May 1, 2013

State Department downplays reports of Benghazi bullying

The Obama administration found itself in the cross hairs of mounting Republican frustration Tuesday over national security policy, with particular focus on unanswered questions surrounding the Boston Marathon bombings last month and the terrorist attack last year on the U.S. Consulate in Benghazi, Libya.

With 134 Republican members of the GOP-controlled House now signed on to a bill that would create a select committee to investigate the Benghazi attacks, Sen. Lindsey Graham, South Carolina Republican, seethed that U.S. national security has “deteriorated” under President Obama’s watch.
“If Benghazi is not an example of system failure before, during and after the attack, what would be?” asked Mr. Graham. “If Boston is not an example of a pre-9/11 stovepiping mentality, what would be?”

Mr. Graham made the remarks on a day when Mr. Obama told reporters that he was unaware of recent accusations by Benghazi whistleblowers that they were being intimidated by the administration over their cooperation with congressional investigators.

While Mr. Obama pledged to look into the matter, State Department officials vowed closer communication with Congress about Benghazi while seeking to discredit a media report that claimed someone in the administration warned CIA and State Department officials not to speak out about the incident.

When asked about the report, Secretary of State John F. Kerry responded that “there’s an enormous amount of misinformation out there” and that he was appointing his own chief of staff, David Wade, to work directly with lawmakers in an effort to answer any questions related to the Benghazi attack, in which U.S. Ambassador J. Christopher Stevens and three other Americans were killed.

“We have to demythologize this issue and certainly depoliticize it,” said Mr. Kerry. “The American people deserve answers. I’m determined that this will be an accountable and open State Department as it has been in the past, and we will continue to do that, and we will provide answers.”

Later Tuesday, another State Department official took on a dismissive posture toward a report Monday by Fox News. In the report, Washington power lawyer Victoria Toensing said she is representing a State Department employee who has been threatened by unidentified Obama administration officials not to cooperate with lawmakers seeking to keep the Benghazi attack in the headlines.

“The State Department would never tolerate or sanction retaliation against whistleblowers on any issue, including this one,” said the department’s deputy spokesman, Patrick Ventrell. “That’s an obligation we take very seriously.”

Sensitive material

Mrs. Toensing, a former Justice Department official and former Republican counsel to the Senate Select Committee on Intelligence, also told Fox that at least four career officials at the State Department and the Central Intelligence Agency have retained attorneys or are in the process of doing so, as they prepare to provide sensitive information about the Benghazi attack to lawmakers on Capitol Hill.

Her claims appeared to dovetail with a letter written Friday to Mr. Kerry by Rep. Darrell E. Issa, California Republican, suggesting that the State Department is deliberately making it difficult for private lawyers to achieve security clearances needed for the lawyers to represent department officials.

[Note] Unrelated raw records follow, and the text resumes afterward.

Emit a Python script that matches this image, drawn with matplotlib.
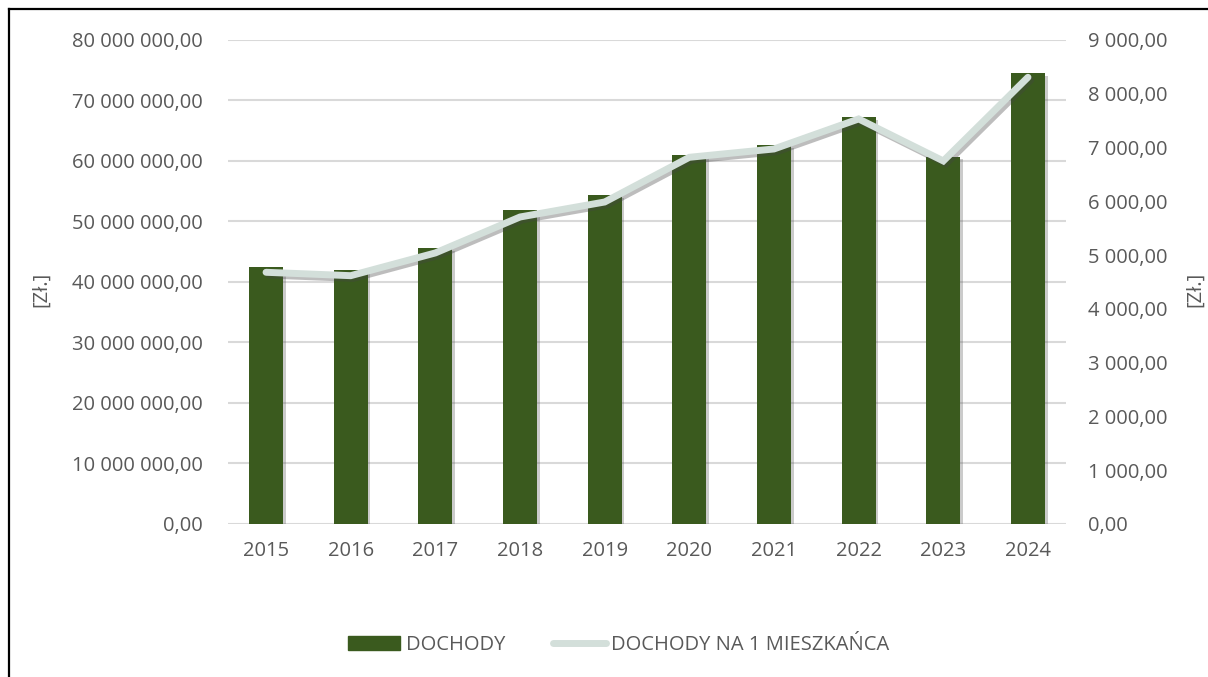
import matplotlib.pyplot as plt
import matplotlib.patheffects as pe
from matplotlib.lines import Line2D
from matplotlib.ticker import FuncFormatter, MultipleLocator

# Dochody gminy i dochody na 1 mieszkańca
years = ["2015", "2016", "2017", "2018", "2019", "2020", "2021", "2022", "2023", "2024"]
dochody = [42.5e6, 42.0e6, 45.6e6, 51.9e6, 54.4e6, 61.0e6, 62.6e6, 67.3e6, 60.7e6, 74.5e6]
na_mieszkanca = [4680, 4617, 5040, 5708, 5987, 6818, 6973, 7531, 6750, 8306]

BAR = "#3A5A1E"
LINE = "#D3DFDA"
TXT = "#595959"
GRID = "#D9D9D9"
FS = 14.5

plt.rcParams["font.family"] = ["Open Sans", "DejaVu Sans"]


def pl_fmt(v, pos):
    s = f"{v:,.2f}"
    return s.replace(",", " ").replace(".", ",")


fig = plt.figure(figsize=(12.08, 6.77), dpi=100)
ax = fig.add_axes([0.1887, 0.226, 0.6938, 0.715])
ax2 = ax.twinx()

x = range(len(years))
bars = ax.bar(x, dochody, width=0.4, color=BAR, zorder=2,
              path_effects=[pe.SimplePatchShadow(offset=(2, -2), shadow_rgbFace="#555555", alpha=0.3),
                            pe.Normal()])
ax2.plot(x, na_mieszkanca, color=LINE, lw=5, solid_capstyle="round", solid_joinstyle="miter", zorder=3,
         path_effects=[pe.SimpleLineShadow(offset=(2, -2), shadow_color="#444444", alpha=0.35),
                       pe.Normal()])

ax.set_ylim(0, 80e6)
ax2.set_ylim(0, 9000)
ax.set_xlim(-0.45, len(years) - 0.55)
ax.yaxis.set_major_locator(MultipleLocator(10e6))
ax2.yaxis.set_major_locator(MultipleLocator(1000))
ax.yaxis.set_major_formatter(FuncFormatter(pl_fmt))
ax2.yaxis.set_major_formatter(FuncFormatter(pl_fmt))
ax.grid(axis="y", color=GRID, lw=1.5, zorder=0)
ax.set_axisbelow(True)

ax.set_xticks(list(x))
ax.set_xticklabels(years)
for a in (ax, ax2):
    for sp in a.spines.values():
        sp.set_visible(False)
    a.tick_params(length=0, labelsize=FS, colors=TXT)
ax.tick_params(axis="y", pad=18)
ax2.tick_params(axis="y", pad=16)
ax.tick_params(axis="x", pad=12)

# opisy osi
fig.text(0.034, 0.572, "[Zł.]", rotation=90, color=TXT, fontsize=FS, ha="center", va="center")
fig.text(0.989, 0.572, "[Zł.]", rotation=90, color=TXT, fontsize=FS, ha="center", va="center")

handles = [plt.Rectangle((0, 0), 1, 1, color=BAR),
           Line2D([0], [0], color=LINE, lw=5, solid_capstyle="round")]
fig.legend(handles, ["DOCHODY", "DOCHODY NA 1 MIESZKAŃCA"], loc="center",
           bbox_to_anchor=(0.512, 0.047), ncol=2, frameon=False, fontsize=FS,
           labelcolor=TXT, handlelength=2.6, handletextpad=0.25, columnspacing=2.4)

# ramka wykresu
fig.add_artist(Line2D([0.0075, 0.0075], [0, 0.986], color="black", lw=1.6))
fig.add_artist(Line2D([0.0075, 1], [0.986, 0.986], color="black", lw=1.6))

fig.savefig("out.png", dpi=100)
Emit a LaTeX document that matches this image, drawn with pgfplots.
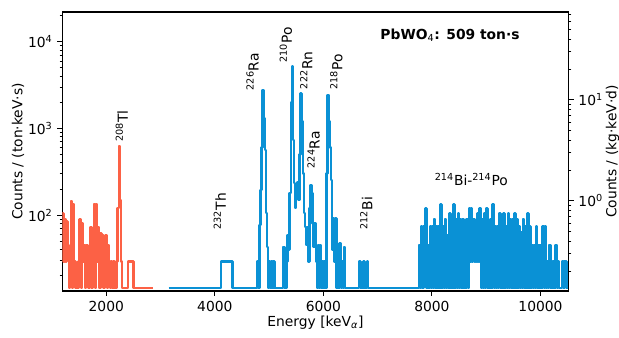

“In each case, witnesses may need to share sensitive or classified information with their lawyers,” wrote Mr. Issa, the chairman of the House Oversight and Government Reform Committee. “The Department’s unwillingness to make the process for clearing an attorney more transparent appears to be an effort to interfere with the rights of employees to furnish information to Congress.”

But Mr. Ventrell on Tuesday said that the department’s leadership was “not aware of any employees who have requested … security clearances for private attorneys in connection with Benghazi.”

“In the event of such requests, the department has a security clearance process in place under which clearances can be provided to private attorneys who are representing individual employees of this building,” said Mr. Ventrell. “We’re not aware of any.”